Until that moment, I didn't dare move. It was now just the four of our hearts still beating: Annie, her dad, Reign, and myself. He drew her closer and shot at her toes to prove he "was not joking." In fact, "If she did not get in that van within the next minute, she would be just as dead as the three bankers and the couple." She then screamed in pain, for her toes now began to empty onto the floor. That was enough watching for me. I jumped in front of my girls. He pulled the trigger. Tick. tick. tick.
The world went silent from the blasting noise of the gun. I felt my own body begin to empty onto the white and black marble floor of the bank on 8th street. I collapsed like a lifeless doll. Annie shouted and hobbled over to kneel by my side as well as she could, for her large belly and lack of three toes limited her mobility. She picked up my head and told me that I was going to be okay, even though we both knew that was far from true. My eyes then closed as I focused on breathing. Just like my therapist told me: in... out... in... out. I looked up just in time to see my girls get dragged into his van. Annie punched and kicked and sobbed, even when she realized she had now two shots to her body. The moment that van door slammed shut was when she realized Reign was gone and I was gone, so she gave up. She lay there, tears streaming down her cheeks and blood pooling all around her. She stayed silent.
I gasped for air, trying to use every bit of strength to crawl to the van and save my Annie. Instead, tick. tick. tick.

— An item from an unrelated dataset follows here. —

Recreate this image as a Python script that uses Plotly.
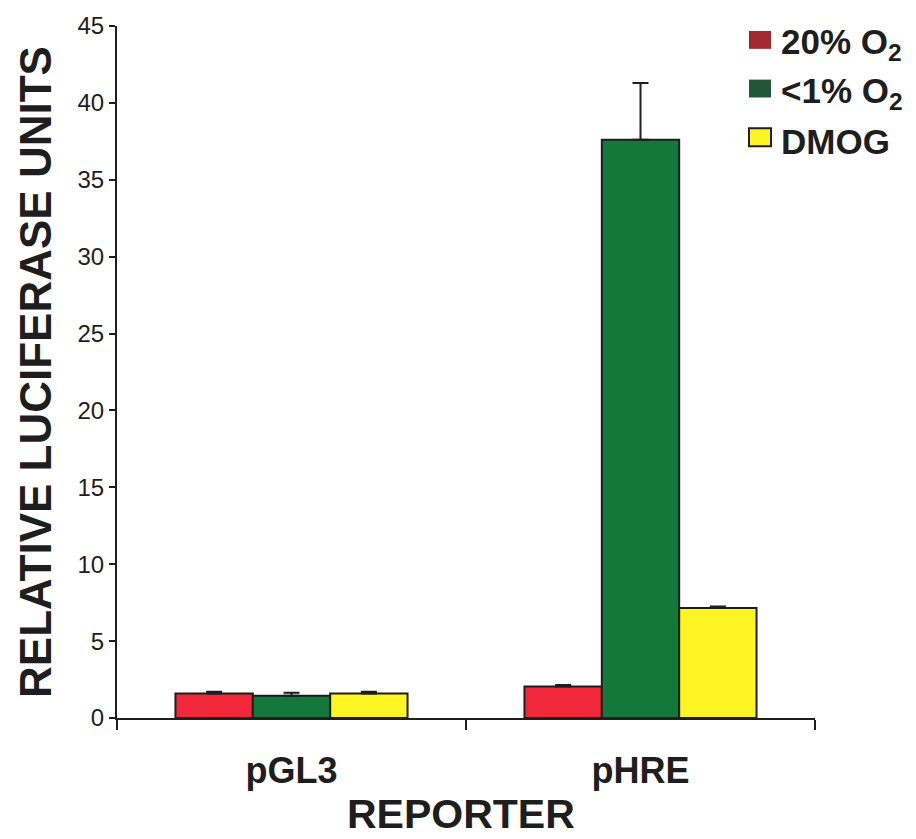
import plotly.graph_objects as go

# Luciferase reporter assay: mean relative units with upper error bars
reporters = ["pGL3", "pHRE"]
conditions = ["20% O<sub>2</sub>", "<1% O<sub>2</sub>", "DMOG"]
values = {
    "20% O<sub>2</sub>": [1.6, 2.05],
    "<1% O<sub>2</sub>": [1.45, 37.6],
    "DMOG": [1.6, 7.15],
}
errors = {
    "20% O<sub>2</sub>": [0.1, 0.1],
    "<1% O<sub>2</sub>": [0.2, 3.7],
    "DMOG": [0.1, 0.1],
}
bar_colors = ["#F0283A", "#13783A", "#FFF524"]
key_colors = ["#A3282F", "#1F5634", "#FFF524"]
y_ticks = [0, 5, 10, 15, 20, 25, 30, 35, 40, 45]

FONT = "Liberation Sans, Arial, Helvetica, sans-serif"
INK = "#1e1e1e"

fig = go.Figure()
for cond, col in zip(conditions, bar_colors):
    fig.add_trace(go.Bar(
        x=reporters,
        y=values[cond],
        name=cond,
        showlegend=False,
        marker=dict(color=col, line=dict(color=INK, width=2)),
        error_y=dict(type="data", symmetric=False, array=errors[cond],
                     arrayminus=[0] * len(reporters),
                     color=INK, thickness=2, width=8),
    ))

# Key in the upper right corner, laid out in plot-paper coordinates
L, R, T, B = 117, 815, 21, 718
W, H = R - L, B - T


def px_x(px):
    return (px - L) / W


def px_y(py):
    return (B - py) / H


key_rows = [35, 84, 133]
for cond, col, yc in zip(conditions, key_colors, key_rows):
    outline = dict(color=INK, width=2) if cond == "DMOG" else dict(width=0)
    fig.add_shape(type="rect", xref="paper", yref="paper",
                  x0=px_x(749), x1=px_x(771), y0=px_y(yc - 9), y1=px_y(yc + 9),
                  fillcolor=col, line=outline)
    fig.add_annotation(x=px_x(779), y=px_y(yc + 4), xref="paper", yref="paper",
                       text="<b>" + cond + "</b>", showarrow=False,
                       xanchor="left", yanchor="middle",
                       font=dict(family=FONT, size=35, color=INK))

# x-axis title
fig.add_annotation(x=px_x(461), y=px_y(815), xref="paper", yref="paper",
                   text="<b>REPORTER</b>", showarrow=False,
                   xanchor="center", yanchor="middle",
                   font=dict(family=FONT, size=41, color=INK))

fig.update_layout(
    width=916, height=839,
    margin=dict(l=L, r=916 - R, t=T, b=839 - B),
    paper_bgcolor="white", plot_bgcolor="white",
    barmode="group", bargap=0.335, bargroupgap=0,
    font=dict(family=FONT, color=INK),
    showlegend=False,
)
fig.update_xaxes(
    range=[-0.5, 1.5], showline=True, linecolor=INK, linewidth=2,
    ticks="outside", tickson="boundaries", ticklen=10, tickwidth=2, tickcolor=INK,
    tickfont=dict(family=FONT, size=36, color=INK),
    tickvals=[0, 1], ticktext=["<b>pGL3</b>", "<b>pHRE</b>"],
    ticklabelstandoff=20, showgrid=False, zeroline=False,
)
fig.update_yaxes(
    range=[0, 45], tickvals=y_ticks, showline=True, linecolor=INK, linewidth=2,
    ticks="outside", ticklen=6, tickwidth=2, tickcolor=INK,
    tickfont=dict(family=FONT, size=24, color=INK),
    showgrid=False, zeroline=False,
    title=dict(text="<b>RELATIVE LUCIFERASE UNITS</b>", standoff=12,
               font=dict(family=FONT, size=44, color=INK)),
)

fig.write_html("out.html")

I was all alone in that bank on 8th street. The sirens now began, but they were all too late. All at once, my eyes closed and reopened painlessly as I traveled towards the sky, where I observed the van drive down 8th street, take a left onto Bryant Ave, and enter the interstate. Her father chuckled. His favorite song turned on the radio. He picked up his whiskey bottle, chugged a few sips from it, and used it as a microphone, singing, "And I think to myself... What a wonderful world."